--- begin Information shown ---

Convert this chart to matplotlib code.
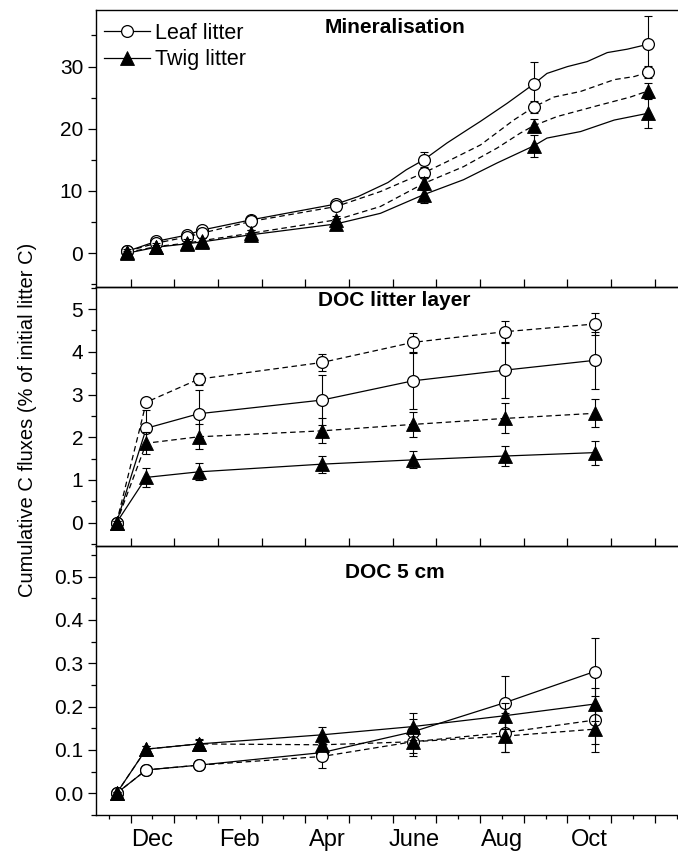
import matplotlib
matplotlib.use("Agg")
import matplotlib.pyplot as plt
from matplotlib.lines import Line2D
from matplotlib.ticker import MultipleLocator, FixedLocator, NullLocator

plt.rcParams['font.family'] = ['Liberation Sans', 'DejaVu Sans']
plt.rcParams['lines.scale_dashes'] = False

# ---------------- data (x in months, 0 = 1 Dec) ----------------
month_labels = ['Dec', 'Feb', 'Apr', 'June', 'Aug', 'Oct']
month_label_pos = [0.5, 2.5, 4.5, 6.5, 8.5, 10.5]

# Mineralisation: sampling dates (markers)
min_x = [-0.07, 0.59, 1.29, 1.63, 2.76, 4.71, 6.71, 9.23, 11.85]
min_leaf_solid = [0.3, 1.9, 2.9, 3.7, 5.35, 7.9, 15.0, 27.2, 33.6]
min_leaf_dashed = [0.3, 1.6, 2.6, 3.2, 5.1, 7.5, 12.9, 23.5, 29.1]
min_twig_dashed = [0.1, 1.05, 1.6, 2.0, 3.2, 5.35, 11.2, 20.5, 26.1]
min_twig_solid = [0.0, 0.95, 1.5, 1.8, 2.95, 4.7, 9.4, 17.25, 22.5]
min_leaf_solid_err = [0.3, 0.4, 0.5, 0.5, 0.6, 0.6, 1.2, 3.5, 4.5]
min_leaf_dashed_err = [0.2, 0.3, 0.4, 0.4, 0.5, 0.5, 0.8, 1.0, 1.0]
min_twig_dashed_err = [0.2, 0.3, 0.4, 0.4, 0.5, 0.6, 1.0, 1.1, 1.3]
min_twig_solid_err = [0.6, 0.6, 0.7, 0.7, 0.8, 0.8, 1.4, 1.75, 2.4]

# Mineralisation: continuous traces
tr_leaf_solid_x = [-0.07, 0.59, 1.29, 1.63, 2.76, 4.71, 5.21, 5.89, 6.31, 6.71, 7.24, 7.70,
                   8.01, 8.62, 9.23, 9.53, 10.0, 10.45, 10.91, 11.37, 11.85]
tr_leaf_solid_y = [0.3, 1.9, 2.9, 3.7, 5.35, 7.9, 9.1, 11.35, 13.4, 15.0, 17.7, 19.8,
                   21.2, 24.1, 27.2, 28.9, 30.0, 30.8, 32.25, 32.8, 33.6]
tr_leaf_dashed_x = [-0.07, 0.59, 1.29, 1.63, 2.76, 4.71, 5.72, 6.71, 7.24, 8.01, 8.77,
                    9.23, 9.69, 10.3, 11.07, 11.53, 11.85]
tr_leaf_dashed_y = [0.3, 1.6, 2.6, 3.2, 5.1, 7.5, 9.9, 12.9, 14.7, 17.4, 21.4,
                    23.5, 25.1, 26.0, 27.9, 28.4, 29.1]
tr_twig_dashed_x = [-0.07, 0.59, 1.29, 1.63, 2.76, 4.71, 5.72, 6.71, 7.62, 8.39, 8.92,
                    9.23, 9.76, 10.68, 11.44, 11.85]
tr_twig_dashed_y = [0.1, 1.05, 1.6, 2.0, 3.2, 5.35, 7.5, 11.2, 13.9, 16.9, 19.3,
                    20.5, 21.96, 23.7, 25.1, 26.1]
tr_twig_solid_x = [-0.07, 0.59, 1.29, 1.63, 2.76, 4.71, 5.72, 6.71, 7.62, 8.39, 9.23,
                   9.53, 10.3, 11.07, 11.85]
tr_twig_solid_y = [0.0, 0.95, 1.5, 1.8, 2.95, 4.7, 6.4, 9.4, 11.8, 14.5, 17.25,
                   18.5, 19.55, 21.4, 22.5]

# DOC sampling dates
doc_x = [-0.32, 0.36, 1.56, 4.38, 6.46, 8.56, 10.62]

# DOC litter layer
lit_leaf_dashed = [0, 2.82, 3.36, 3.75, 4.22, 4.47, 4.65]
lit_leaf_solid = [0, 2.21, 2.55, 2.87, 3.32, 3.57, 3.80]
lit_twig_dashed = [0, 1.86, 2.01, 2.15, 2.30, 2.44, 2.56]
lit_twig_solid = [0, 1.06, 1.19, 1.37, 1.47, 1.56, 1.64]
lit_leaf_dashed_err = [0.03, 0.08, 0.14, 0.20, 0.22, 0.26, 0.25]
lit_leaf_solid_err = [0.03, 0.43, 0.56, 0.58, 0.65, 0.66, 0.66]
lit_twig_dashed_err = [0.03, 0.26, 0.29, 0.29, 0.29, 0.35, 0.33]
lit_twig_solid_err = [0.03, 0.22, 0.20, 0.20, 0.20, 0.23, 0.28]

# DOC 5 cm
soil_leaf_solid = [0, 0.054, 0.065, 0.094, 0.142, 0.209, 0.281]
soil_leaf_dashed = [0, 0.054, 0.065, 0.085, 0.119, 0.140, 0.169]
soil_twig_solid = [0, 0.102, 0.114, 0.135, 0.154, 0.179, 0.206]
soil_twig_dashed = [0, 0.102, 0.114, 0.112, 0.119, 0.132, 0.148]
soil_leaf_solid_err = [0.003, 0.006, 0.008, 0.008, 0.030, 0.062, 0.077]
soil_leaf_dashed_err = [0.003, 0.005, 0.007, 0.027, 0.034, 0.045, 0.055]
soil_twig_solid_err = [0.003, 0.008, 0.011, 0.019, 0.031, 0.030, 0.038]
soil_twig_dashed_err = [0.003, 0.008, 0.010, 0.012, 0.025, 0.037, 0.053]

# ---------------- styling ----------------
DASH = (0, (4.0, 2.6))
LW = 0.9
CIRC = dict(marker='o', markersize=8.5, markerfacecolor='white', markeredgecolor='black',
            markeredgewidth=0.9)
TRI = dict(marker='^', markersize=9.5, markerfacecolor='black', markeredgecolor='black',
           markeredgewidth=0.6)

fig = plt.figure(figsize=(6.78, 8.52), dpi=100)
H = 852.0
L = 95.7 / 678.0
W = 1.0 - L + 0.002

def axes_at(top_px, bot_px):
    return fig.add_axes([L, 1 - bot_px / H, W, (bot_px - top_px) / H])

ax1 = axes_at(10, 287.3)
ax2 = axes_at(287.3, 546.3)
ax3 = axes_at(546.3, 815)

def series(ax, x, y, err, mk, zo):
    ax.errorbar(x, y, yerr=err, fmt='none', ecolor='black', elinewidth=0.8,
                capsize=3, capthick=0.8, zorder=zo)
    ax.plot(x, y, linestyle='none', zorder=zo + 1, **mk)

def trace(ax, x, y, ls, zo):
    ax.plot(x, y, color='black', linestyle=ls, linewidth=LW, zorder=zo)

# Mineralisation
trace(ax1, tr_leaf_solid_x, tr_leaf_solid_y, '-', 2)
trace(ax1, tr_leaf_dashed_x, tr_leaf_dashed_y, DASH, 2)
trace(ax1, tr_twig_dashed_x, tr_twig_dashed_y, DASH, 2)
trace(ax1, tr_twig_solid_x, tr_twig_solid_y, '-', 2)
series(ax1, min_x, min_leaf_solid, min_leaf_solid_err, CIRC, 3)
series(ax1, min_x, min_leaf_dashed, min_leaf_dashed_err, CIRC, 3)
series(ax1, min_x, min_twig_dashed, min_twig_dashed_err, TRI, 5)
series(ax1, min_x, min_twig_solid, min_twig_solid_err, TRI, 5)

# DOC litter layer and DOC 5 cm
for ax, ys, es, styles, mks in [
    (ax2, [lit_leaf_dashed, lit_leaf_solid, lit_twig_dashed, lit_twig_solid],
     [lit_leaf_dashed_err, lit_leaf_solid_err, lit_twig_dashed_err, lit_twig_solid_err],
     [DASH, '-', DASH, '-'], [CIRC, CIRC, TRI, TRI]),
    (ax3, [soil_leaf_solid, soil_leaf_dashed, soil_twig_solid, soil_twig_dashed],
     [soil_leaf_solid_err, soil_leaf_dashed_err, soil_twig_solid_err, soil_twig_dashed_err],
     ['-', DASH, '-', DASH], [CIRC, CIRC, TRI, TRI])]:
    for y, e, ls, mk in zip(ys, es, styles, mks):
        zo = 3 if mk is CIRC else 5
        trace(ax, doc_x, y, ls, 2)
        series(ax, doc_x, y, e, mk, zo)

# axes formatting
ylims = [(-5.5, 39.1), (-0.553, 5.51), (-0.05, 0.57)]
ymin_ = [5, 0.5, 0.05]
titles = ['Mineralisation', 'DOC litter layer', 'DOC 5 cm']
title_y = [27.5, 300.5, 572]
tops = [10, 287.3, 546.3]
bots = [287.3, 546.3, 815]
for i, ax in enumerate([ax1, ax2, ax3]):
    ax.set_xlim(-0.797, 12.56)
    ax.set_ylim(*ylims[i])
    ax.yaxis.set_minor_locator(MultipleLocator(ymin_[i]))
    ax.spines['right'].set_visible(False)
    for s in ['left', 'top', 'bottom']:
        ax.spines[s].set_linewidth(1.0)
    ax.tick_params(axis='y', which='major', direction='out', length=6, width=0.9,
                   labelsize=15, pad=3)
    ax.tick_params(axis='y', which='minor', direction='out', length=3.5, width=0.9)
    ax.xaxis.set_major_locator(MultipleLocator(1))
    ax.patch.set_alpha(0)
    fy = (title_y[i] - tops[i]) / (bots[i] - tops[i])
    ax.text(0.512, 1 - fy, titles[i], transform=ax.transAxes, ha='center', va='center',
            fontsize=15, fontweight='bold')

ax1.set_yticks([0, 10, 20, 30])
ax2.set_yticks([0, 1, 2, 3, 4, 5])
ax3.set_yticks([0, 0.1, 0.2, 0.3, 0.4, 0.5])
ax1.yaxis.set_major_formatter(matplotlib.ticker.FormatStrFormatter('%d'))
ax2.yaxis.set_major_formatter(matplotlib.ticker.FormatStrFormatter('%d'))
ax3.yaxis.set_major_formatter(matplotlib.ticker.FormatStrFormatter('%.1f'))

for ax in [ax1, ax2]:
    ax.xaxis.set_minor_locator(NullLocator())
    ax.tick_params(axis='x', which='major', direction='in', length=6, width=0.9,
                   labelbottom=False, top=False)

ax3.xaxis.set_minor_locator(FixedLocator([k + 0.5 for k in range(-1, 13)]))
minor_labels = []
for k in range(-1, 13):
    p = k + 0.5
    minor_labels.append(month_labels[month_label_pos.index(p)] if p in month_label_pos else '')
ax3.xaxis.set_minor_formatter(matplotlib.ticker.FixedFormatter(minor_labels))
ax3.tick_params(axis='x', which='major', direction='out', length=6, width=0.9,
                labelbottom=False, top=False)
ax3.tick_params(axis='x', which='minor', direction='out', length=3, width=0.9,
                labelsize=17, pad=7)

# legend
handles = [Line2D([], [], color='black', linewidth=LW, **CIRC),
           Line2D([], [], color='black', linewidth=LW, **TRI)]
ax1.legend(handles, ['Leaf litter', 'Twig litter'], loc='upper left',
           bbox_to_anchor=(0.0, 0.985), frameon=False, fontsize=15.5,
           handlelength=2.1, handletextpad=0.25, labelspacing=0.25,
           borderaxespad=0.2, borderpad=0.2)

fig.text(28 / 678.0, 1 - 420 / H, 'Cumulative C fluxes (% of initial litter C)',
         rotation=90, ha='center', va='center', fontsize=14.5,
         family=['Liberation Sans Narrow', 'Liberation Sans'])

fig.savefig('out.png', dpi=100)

--- end Information shown ---

» **Task directions**
Give back exactly the lines from the first line of the data through the line with "from matplotlib.ticker import", pictures excluded.

» **Problem solution**
Convert this chart to matplotlib code.
import matplotlib
matplotlib.use("Agg")
import matplotlib.pyplot as plt
from matplotlib.lines import Line2D
from matplotlib.ticker import MultipleLocator, FixedLocator, NullLocator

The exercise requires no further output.